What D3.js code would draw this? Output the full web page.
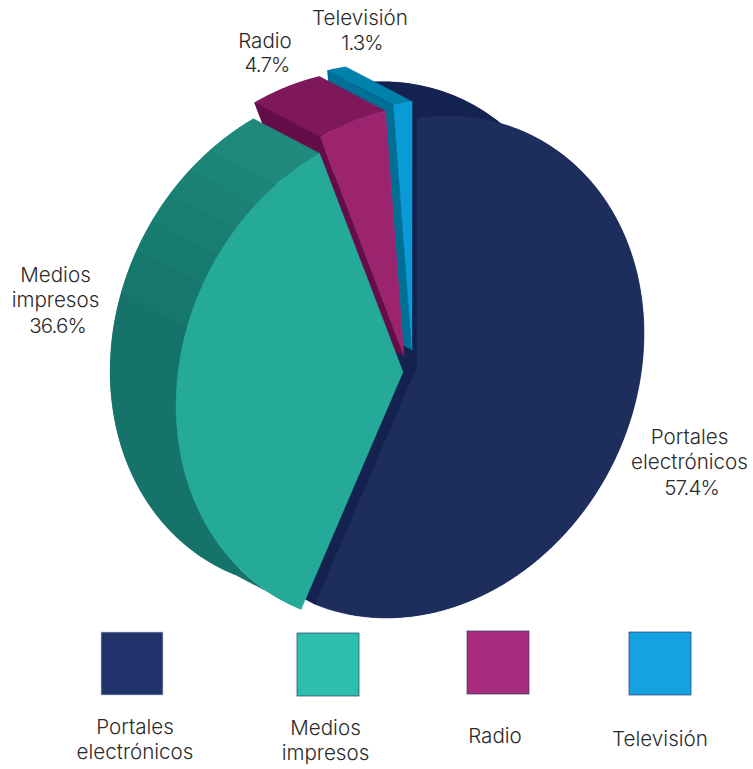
<!DOCTYPE html>
<html>
<head>
<meta charset="utf-8">
<script src="https://cdn.jsdelivr.net/npm/d3@7"></script>
<style>
	html, body { margin: 0; padding: 0; background: #fff; }
	svg { display: block; }
	text { font-family: "Inter", "Roboto", sans-serif; font-weight: 300; fill: #2a2a2a; }
</style>
</head>
<body>
<div id="container"></div>
<script>
	// data
	const categories = ["Portales electrónicos", "Medios impresos", "Radio", "Televisión"];
	const shares = [57.4, 36.6, 4.7, 1.3];
	const shareLabels = ["57.4%", "36.6%", "4.7%", "1.3%"];
	// where the shading bands change on the side of the green slice, in % round the pie
	const greenBandStops = [57.4, 80.1, 82.8, 84.9, 86.9, 88.8, 90.6, 94];

	const faceColors = ["#1d2e5c", "#25a998", "#9c246e", "#0a9ad6"];
	const sideColors = ["#142250", "#16746a", "#7f175b", "#0081ad"];
	const wallColors = ["#142250", "#16746a", "#650d49", "#006f96"];
	const swatchColors = ["#20336a", "#2bbfac", "#a82c7e", "#14a3e0"];
	const greenBandColors = ["#15736a", "#16776c", "#177b6f", "#187e72", "#1a8174", "#1b8577", "#1f8a7b"];

	const width = 753, height = 769;

	// the tilted disc: centre, semi axes, axis direction, depth of the extrusion
	const cx = 417, cy = 367, a = 258.5, b = 218.4;
	const major = [0.447, -0.894], minor = [0.894, 0.447];
	const depth = [-66, -34.5];
	const startT = -30.6 * Math.PI / 180;
	const explode = [[0, 0], [-14, 5], [-13, -11], [-5, -17]];

	const svg = d3.select("#container").append("svg").attr("width", width).attr("height", height);

	const pctToAngle = d3.scaleLinear().domain([0, 100]).range([0, 2 * Math.PI]);
	const arcs = d3.pie().sort(null).value(d => d)(shares);
	const line = d3.line();

	function rim(angle, off, deep) {
		const t = angle + startT;
		const u = a * Math.cos(t), v = b * Math.sin(t);
		return [
			cx + off[0] + u * major[0] + v * minor[0] + (deep ? depth[0] : 0),
			cy + off[1] + u * major[1] + v * minor[1] + (deep ? depth[1] : 0)
		];
	}
	function apex(off, deep) {
		return [cx + off[0] + (deep ? depth[0] : 0), cy + off[1] + (deep ? depth[1] : 0)];
	}
	function rimPoints(a0, a1, off, deep) {
		const n = Math.max(2, Math.ceil((a1 - a0) / 0.01));
		return d3.range(n + 1).map(i => rim(a0 + (a1 - a0) * i / n, off, deep));
	}
	function cross(p, q, r) {
		return (q[0] - p[0]) * (r[1] - p[1]) - (q[1] - p[1]) * (r[0] - p[0]);
	}

	// painted back to front
	const order = [0, 3, 2, 1];

	order.forEach(function(i) {
		const d = arcs[i], off = explode[i];
		const g = svg.append("g");

		// back face
		g.append("path")
			.attr("d", line([apex(off, true)].concat(rimPoints(d.startAngle, d.endAngle, off, true))) + "Z")
			.attr("fill", sideColors[i]);

		// outer side, split in bands on the green slice
		const stops = i === 1 ? greenBandStops.map(pctToAngle) : [d.startAngle, d.endAngle];
		d3.pairs(stops).forEach(function(p, k) {
			const col = i === 1 ? greenBandColors[k] : sideColors[i];
			g.append("path")
				.attr("d", line(rimPoints(p[0], p[1], off, false).concat(rimPoints(p[0], p[1], off, true).reverse())) + "Z")
				.attr("fill", col).attr("stroke", col).attr("stroke-width", 0.4);
		});
		if (i === 1) {
			stops.slice(1, -1).forEach(function(s) {
				g.append("path")
					.attr("d", line([rim(s, off, false), rim(s, off, true)]))
					.attr("stroke", "#3aa394").attr("stroke-width", 0.5).attr("stroke-opacity", 0.3);
			});
		}

		// cut walls, only the ones that face the viewer
		const mid = rim((d.startAngle + d.endAngle) / 2, off, false);
		[d.endAngle, d.startAngle].forEach(function(ang) {
			const A = apex(off, false), R = rim(ang, off, false);
			const E = [A[0] + depth[0], A[1] + depth[1]];
			if (cross(A, R, E) * cross(A, R, mid) < 0) {
				g.append("path")
					.attr("d", line([A, R, rim(ang, off, true), apex(off, true)]) + "Z")
					.attr("fill", wallColors[i]).attr("stroke", wallColors[i]).attr("stroke-width", 0.4);
			}
		});

		// front face
		g.append("path")
			.attr("d", line([apex(off, false)].concat(rimPoints(d.startAngle, d.endAngle, off, false))) + "Z")
			.attr("fill", faceColors[i])
			.attr("stroke", d3.color(faceColors[i]).brighter(0.5)).attr("stroke-width", 0.5).attr("stroke-opacity", 0.6);
	});

	// labels round the pie
	const labelLines = [
		["Portales", "electrónicos", shareLabels[0]],
		["Medios", "impresos", shareLabels[1]],
		[categories[2], shareLabels[2]],
		[categories[3], shareLabels[3]]
	];
	const labelPos = [[689.5, 443.5], [55.5, 281.5], [265, 47.5], [360, 24.5]];
	const labelGap = [25.5, 25.5, 24.5, 25];

	labelLines.forEach(function(rows, i) {
		svg.append("g").selectAll("text").data(rows).enter().append("text")
			.attr("x", r => labelPos[i][0] + (shareLabels.includes(r) ? 2 : 0))
			.attr("y", (r, k) => labelPos[i][1] + k * labelGap[i])
			.attr("text-anchor", "middle")
			.attr("font-size", 20.6)
			.attr("letter-spacing", r => shareLabels.includes(r) ? -0.9 : 0)
			.text(r => r);
	});

	// legend
	const swatchX = [101, 297, 467, 629];
	const swatchY = [632, 633, 631, 632];
	const legendLines = [["Portales", "electrónicos"], ["Medios", "impresos"], [categories[2]], [categories[3]]];
	const legendTextX = [135, 325.5, 495, 660];
	const legendTextY = [733.5, 734.5, 742.5, 745.5];

	categories.forEach(function(c, i) {
		svg.append("rect")
			.attr("x", swatchX[i]).attr("y", swatchY[i])
			.attr("width", 62).attr("height", 63)
			.attr("fill", swatchColors[i])
			.attr("stroke", i === 0 ? "#c5cbdc" : "#2b3a70")
			.attr("stroke-width", 0.7);
		svg.append("g").selectAll("text").data(legendLines[i]).enter().append("text")
			.attr("x", legendTextX[i])
			.attr("y", (r, k) => legendTextY[i] + k * 25.5)
			.attr("text-anchor", "middle")
			.attr("font-size", 20.6)
			.text(r => r);
	});
</script>
</body>
</html>
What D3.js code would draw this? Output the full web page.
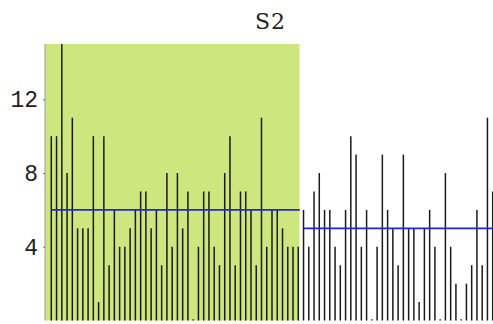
<!DOCTYPE html>
<html>
<head>
<meta charset="utf-8">
<script src="https://cdn.jsdelivr.net/npm/d3@7"></script>
<style>
  html, body { margin: 0; padding: 0; background: #fff; }
  svg { display: block; }
</style>
</head>
<body>
<svg id="chart" width="493" height="324"></svg>
<script>
// ---- data ----
const title = "S2";
const groupA = [10,10,15,8,11,5,5,5,10,1,10,3,6,4,4,5,6,7,7,5,6,3,8,4,8,5,7,0,4,7,7,4,3,8,10,3,7,7,6,3,11,4,6,6,5,4,4,4];
const groupB = [6,4,7,8,6,6,4,3,6,10,9,4,6,0,4,9,6,5,3,9,5,5,1,5,6,4,0,8,4,2,0,2,3,6,3,11,7];
const groupMeans = [6, 5];
const yTicks = [4, 8, 12];
const yDomain = [0, 15];

(function () {
const values = groupA.concat(groupB);
const nA = groupA.length;

const svg = d3.select("#chart");
const W = 493;
const mLeft = 45, mTop = 44, mBottom = 320.5;

const x = d3.scaleLinear().domain([0, 84]).range([51.3, 492.7]);
const y = d3.scaleLinear().domain(yDomain).range([mBottom, mTop]);

// green highlighted region for first group
svg.append("rect")
  .attr("x", mLeft).attr("y", mTop)
  .attr("width", x(nA - 1) + 1.2 - mLeft)
  .attr("height", mBottom - mTop)
  .attr("fill", "#cde67e");

// spikes
svg.append("g").selectAll("line").data(values).join("line")
  .attr("x1", (d, i) => x(i)).attr("x2", (d, i) => x(i))
  .attr("y1", y(0)).attr("y2", d => d === 0 ? y(0) - 1.2 : y(d))
  .attr("stroke", "#1a1a1a").attr("stroke-width", 1.5);

// mean lines
svg.append("line")
  .attr("x1", x(0)).attr("x2", x(nA - 1) + 1.5)
  .attr("y1", y(groupMeans[0])).attr("y2", y(groupMeans[0]))
  .attr("stroke", "#2424d8").attr("stroke-width", 1.6);
svg.append("line")
  .attr("x1", x(nA)).attr("x2", W)
  .attr("y1", y(groupMeans[1])).attr("y2", y(groupMeans[1]))
  .attr("stroke", "#2424d8").attr("stroke-width", 1.6);

// y axis
const yAxis = d3.axisLeft(y).tickValues(yTicks).tickSize(2).tickPadding(5);
const gy = svg.append("g").attr("transform", `translate(${mLeft},0)`).call(yAxis);
gy.select(".domain").attr("stroke", "#999").attr("d", `M0,${mTop}V${mBottom}`);
gy.selectAll(".tick line").attr("stroke", "#777");
gy.selectAll(".tick text")
  .attr("font-family", "'Liberation Mono', monospace")
  .attr("font-size", 23).attr("fill", "#222");

// title
svg.append("text")
  .attr("x", 270.5).attr("y", 28.5)
  .attr("text-anchor", "middle")
  .attr("font-family", "'DejaVu Serif', serif")
  .attr("font-size", 22).attr("letter-spacing", 1).attr("fill", "#222")
  .text(title);
})();
</script>
</body>
</html>
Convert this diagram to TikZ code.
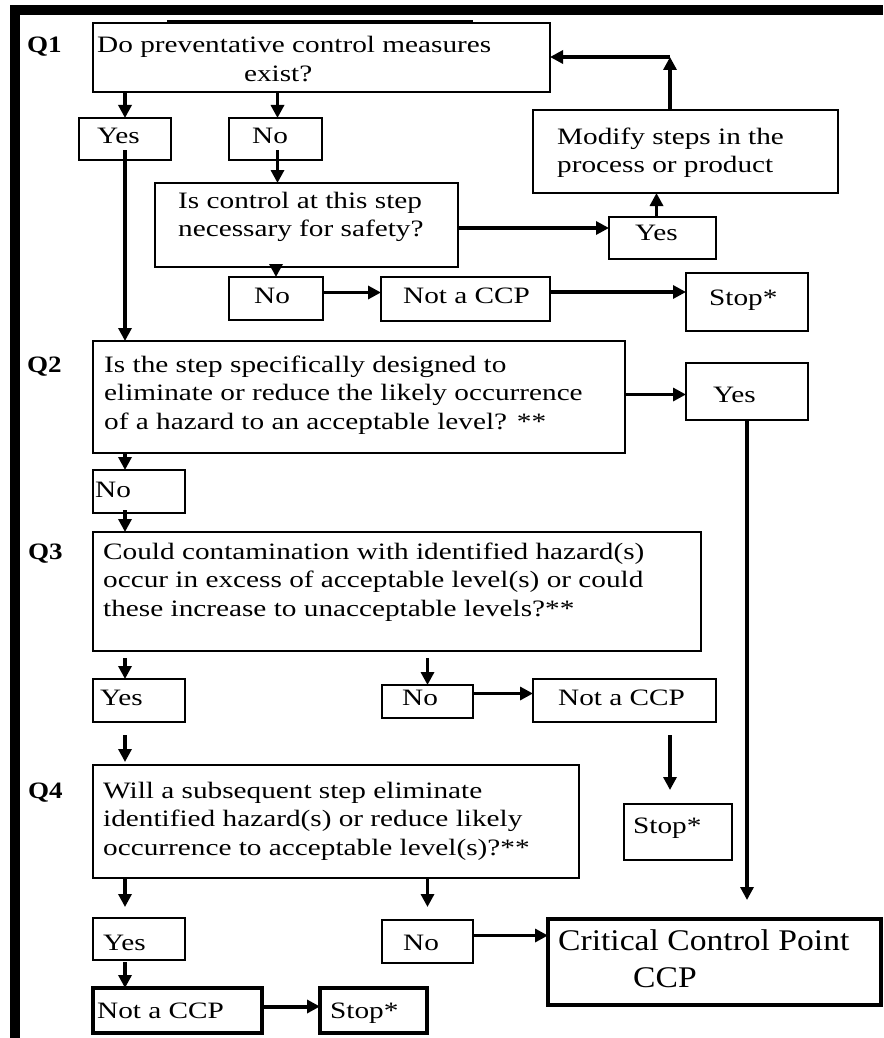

WHAT TO DO
Repeat, word for word and with no pictures, only the lines running from the beginning of the data to the line that contains "const line = d3.line();".

CORRECT RESPONSE
What D3.js code would draw this? Output the full web page.
<!DOCTYPE html>
<html>
<head>
<meta charset="utf-8">
<script src="https://cdn.jsdelivr.net/npm/d3@7"></script>
<style>
	html, body { margin: 0; padding: 0; background: #fff; }
	svg { display: block; }
	text { font-family: "Inter", "Roboto", sans-serif; font-weight: 300; fill: #2a2a2a; }
</style>
</head>
<body>
<div id="container"></div>
<script>
	// data
	const categories = ["Portales electrónicos", "Medios impresos", "Radio", "Televisión"];
	const shares = [57.4, 36.6, 4.7, 1.3];
	const shareLabels = ["57.4%", "36.6%", "4.7%", "1.3%"];
	// where the shading bands change on the side of the green slice, in % round the pie
	const greenBandStops = [57.4, 80.1, 82.8, 84.9, 86.9, 88.8, 90.6, 94];

	const faceColors = ["#1d2e5c", "#25a998", "#9c246e", "#0a9ad6"];
	const sideColors = ["#142250", "#16746a", "#7f175b", "#0081ad"];
	const wallColors = ["#142250", "#16746a", "#650d49", "#006f96"];
	const swatchColors = ["#20336a", "#2bbfac", "#a82c7e", "#14a3e0"];
	const greenBandColors = ["#15736a", "#16776c", "#177b6f", "#187e72", "#1a8174", "#1b8577", "#1f8a7b"];

	const width = 753, height = 769;

	// the tilted disc: centre, semi axes, axis direction, depth of the extrusion
	const cx = 417, cy = 367, a = 258.5, b = 218.4;
	const major = [0.447, -0.894], minor = [0.894, 0.447];
	const depth = [-66, -34.5];
	const startT = -30.6 * Math.PI / 180;
	const explode = [[0, 0], [-14, 5], [-13, -11], [-5, -17]];

	const svg = d3.select("#container").append("svg").attr("width", width).attr("height", height);

	const pctToAngle = d3.scaleLinear().domain([0, 100]).range([0, 2 * Math.PI]);
	const arcs = d3.pie().sort(null).value(d => d)(shares);
	const line = d3.line();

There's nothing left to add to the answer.